When I pulled the timing chest off the first thing that was obvious was the, badly, enlarged drilling's in the oil passage bosses in the timing cover. So oil could freely be pumped into the timing chest instead of squirting to the places wanting oil; turned out it didn't really matter;-) The cam support plate looks like it's been welded and ground down, I am guessing this was done to relocate the hole for the cam follower spindle bolt. When the cam support plate was removed I could see the "repair" in all it's glory. The cam follower crankcase spindle boss has been replaced by a brass boss brazed to a thin steel plate which is screwed to the case.
Figure 2. Repair from inside the timing chest.

The repair is screwed in with thirteen 4BA screws. The screws are around three sides of the repair. The back edge of the repair and the crankcase didn't meet and the gap was covered with the big wodge of epoxy. The cam and followers are pretty badly worn [that's the metal I found in the oil tank]. The pump must have sent the metal back to the tank! The timing chest and timing cover show some odd signs of damage, looks like bit's have been chiseled out in places? The valve lifter has been ground away so the cam follower would touch the cam! The crank pinion has a big part of a tooth missing and the idler and cam drive gear have some damage. The oil pump pinion and worm are really worn, I wouldn't put either in a motor.


Figure 3. You don't really get the amount of lifter wear from the picture, the lifters are meant to have something like a 3/8 radius!

The cam has a lot of duration and it was only when I started looking for a cam I found it's one usually run with lifters with much larger radius. I can only speculate the small radius might have contributed to the cam and follower wear. The advance gear looks intact, but it has a lot of metal buried in it so I am going to have to replace the gear. The advance gear was infact running out enough to cause 'tight spots', I didn't notice till I reassembled the bottom end, I think the gear hub had been distorted when a new gear had been riveted on, so a new ATD hub had to fitted. Someone had been in the timing chest since cam/follower wear started, to grind the valve lifter away.

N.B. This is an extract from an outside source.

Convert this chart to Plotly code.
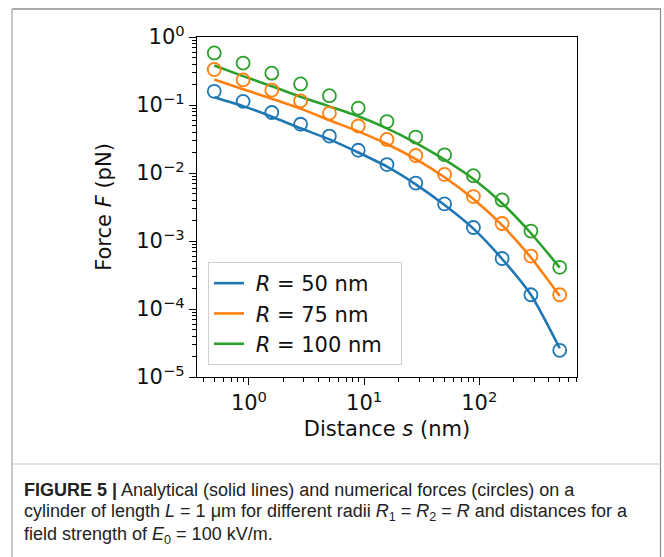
import plotly.graph_objects as go

# ---------------- data ----------------
distance_nm = [0.5, 0.89, 1.58, 2.81, 5.0, 8.9, 15.8, 28.1, 50, 89, 158, 281, 500]

series_labels = ["<i>R</i> = 50 nm", "<i>R</i> = 75 nm", "<i>R</i> = 100 nm"]
series_colors = ["#1f77b4", "#ff7f0e", "#2ca02c"]

# analytical (solid lines), pN
analytic_50 = [0.130, 0.0963, 0.0673, 0.0454, 0.0312, 0.0200, 0.0124, 0.00682,
               0.00339, 0.00152, 5.44e-4, 1.62e-4, 2.65e-5]
analytic_75 = [0.237, 0.171, 0.124, 0.0885, 0.0597, 0.0410, 0.0267, 0.0160,
               0.00867, 0.00416, 0.00171, 5.73e-4, 1.56e-4]
analytic_100 = [0.382, 0.266, 0.189, 0.132, 0.0953, 0.0684, 0.0454, 0.0278,
                0.0157, 0.00815, 0.00359, 0.00130, 4.07e-4]

# numerical (circles), pN
numeric_50 = [0.159, 0.113, 0.0776, 0.0521, 0.0349, 0.0216, 0.0133, 0.00711,
              0.00351, 0.00158, 5.53e-4, 1.62e-4, 2.47e-5]
numeric_75 = [0.333, 0.234, 0.166, 0.115, 0.0759, 0.0491, 0.0312, 0.0181,
              0.00953, 0.00450, 0.00181, 6.0e-4, 1.62e-4]
numeric_100 = [0.583, 0.414, 0.294, 0.204, 0.137, 0.090, 0.0571, 0.0338,
               0.0185, 0.00912, 0.00402, 0.00140, 4.1e-4]

x_tick_vals = [1, 10, 100]
x_tick_text = ["10<sup>0</sup>", "10<sup>1</sup>", "10<sup>2</sup>"]
y_tick_vals = [1e-5, 1e-4, 1e-3, 1e-2, 1e-1, 1]
y_tick_text = ["10<sup>−5</sup>", "10<sup>−4</sup>", "10<sup>−3</sup>",
               "10<sup>−2</sup>", "10<sup>−1</sup>", "10<sup>0</sup>"]

caption_lines = [
    "<b>FIGURE 5 |</b> Analytical (solid lines) and numerical forces (circles) on a",
    "cylinder of length <i>L</i> = 1 μm for different radii <i>R</i><sub>1</sub> = "
    "<i>R</i><sub>2</sub> = <i>R</i> and distances for a",
    "field strength of <i>E</i><sub>0</sub> = 100 kV/m.",
]

# ---------------- layout geometry ----------------
W, H = 664, 557
L, R, T, B = 197, 87, 37, 180
PW, PH = W - L - R, H - T - B


def px(x):
    return (x - L) / PW


def py(y):
    return (H - B - y) / PH


fig = go.Figure()

analytic = [analytic_50, analytic_75, analytic_100]
numeric = [numeric_50, numeric_75, numeric_100]

for lab, col, ya in zip(series_labels, series_colors, analytic):
    fig.add_trace(go.Scatter(
        x=distance_nm, y=ya, mode="lines", name=" " + lab + "\u00a0\u00a0",
        line=dict(color=col, width=2.6, shape="spline", smoothing=0.6),
    ))

for col, yn in zip(series_colors, numeric):
    fig.add_trace(go.Scatter(
        x=distance_nm, y=yn, mode="markers", showlegend=False,
        marker=dict(symbol="circle-open", size=13, color=col,
                    line=dict(width=1.8, color=col)),
    ))

x_minor = [m * 10 ** k for k in range(-1, 3) for m in range(2, 10)]
y_minor = [m * 10.0 ** k for k in range(-5, 0) for m in range(2, 10)]

axis_common = dict(
    showline=True, linecolor="black", linewidth=1.3, mirror=True,
    ticks="outside", ticklen=7, tickwidth=1.2, tickcolor="black",
    showgrid=False, zeroline=False,
    tickfont=dict(family="DejaVu Sans", size=21, color="#111111"),
)

fig.update_xaxes(
    type="log", range=[-0.451, 2.849],
    tickmode="array", tickvals=x_tick_vals, ticktext=x_tick_text,
    minor=dict(tickmode="array", tickvals=x_minor, ticks="outside",
               ticklen=4, tickwidth=1, tickcolor="black", showgrid=False),
    title=dict(text="Distance <i>s</i> (nm)", standoff=6,
               font=dict(family="DejaVu Sans", size=21, color="#111111")),
    **axis_common,
)
fig.update_yaxes(
    type="log", range=[-5, 0],
    tickmode="array", tickvals=y_tick_vals, ticktext=y_tick_text,
    minor=dict(tickmode="array", tickvals=y_minor, ticks="outside",
               ticklen=4, tickwidth=1, tickcolor="black", showgrid=False),
    title=dict(text="Force <i>F</i> (pN)", standoff=18,
               font=dict(family="DejaVu Sans", size=21, color="#111111")),
    **axis_common,
)

shapes = [
    # outer frame of the figure panel
    dict(type="line", xref="paper", yref="paper", x0=px(12), x1=px(661),
         y0=py(9), y1=py(9), line=dict(color="#8c8c8c", width=1.5)),
    dict(type="line", xref="paper", yref="paper", x0=px(12), x1=px(12),
         y0=py(9), y1=py(557), line=dict(color="#b4b4b4", width=1.5)),
    dict(type="line", xref="paper", yref="paper", x0=px(660.5), x1=px(660.5),
         y0=py(9), y1=py(557), line=dict(color="#8c8c8c", width=1.2)),
    # separator between chart and caption
    dict(type="line", xref="paper", yref="paper", x0=px(12), x1=px(661),
         y0=py(464), y1=py(464), line=dict(color="#c8c8c8", width=1)),
]

annotations = []
for i, txt in enumerate(caption_lines):
    annotations.append(dict(
        text=txt, xref="paper", yref="paper", x=px(22), y=py(490 + 22.5 * i),
        xanchor="left", yanchor="middle", showarrow=False, align="left",
        font=dict(family="Liberation Sans", size=18, color="#222222"),
    ))

fig.update_layout(
    width=W, height=H,
    margin=dict(l=L, r=R, t=T, b=B, pad=0),
    paper_bgcolor="white", plot_bgcolor="white",
    shapes=shapes, annotations=annotations,
    legend=dict(
        x=px(208), y=py(262), xanchor="left", yanchor="top",
        bgcolor="rgba(255,255,255,0.85)", bordercolor="#d0d0d0", borderwidth=1,
        font=dict(family="DejaVu Sans", size=21, color="#111111"),
        tracegroupgap=0,
    ),
    showlegend=True,
)

fig.write_html("out.html")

Figure 4. Timing cover, prior to having a cam spray feed added, the cover is how it came, the cam feed oilway had that countersink. The oil way was bored to straighten the hole, then an aluminium plug was pressed in and a new oil way drilled. The copper bit in the pic is the new cam spraybar oil way, it was soldered to the copper tube then drilled.

The timing cover had the cam oil way countersunk so all the oil would have been squirted out into the timing chest, well as the crank was blocked it didn't really matter. This was fixed and a cam spray bar was added, the cam support plate I bought came with one so I presume the later engines had one, the time it took to get decent cam and followers I want them kept well slippery. The oil feed quill had been almost cut through by the mushroomed end of the crank!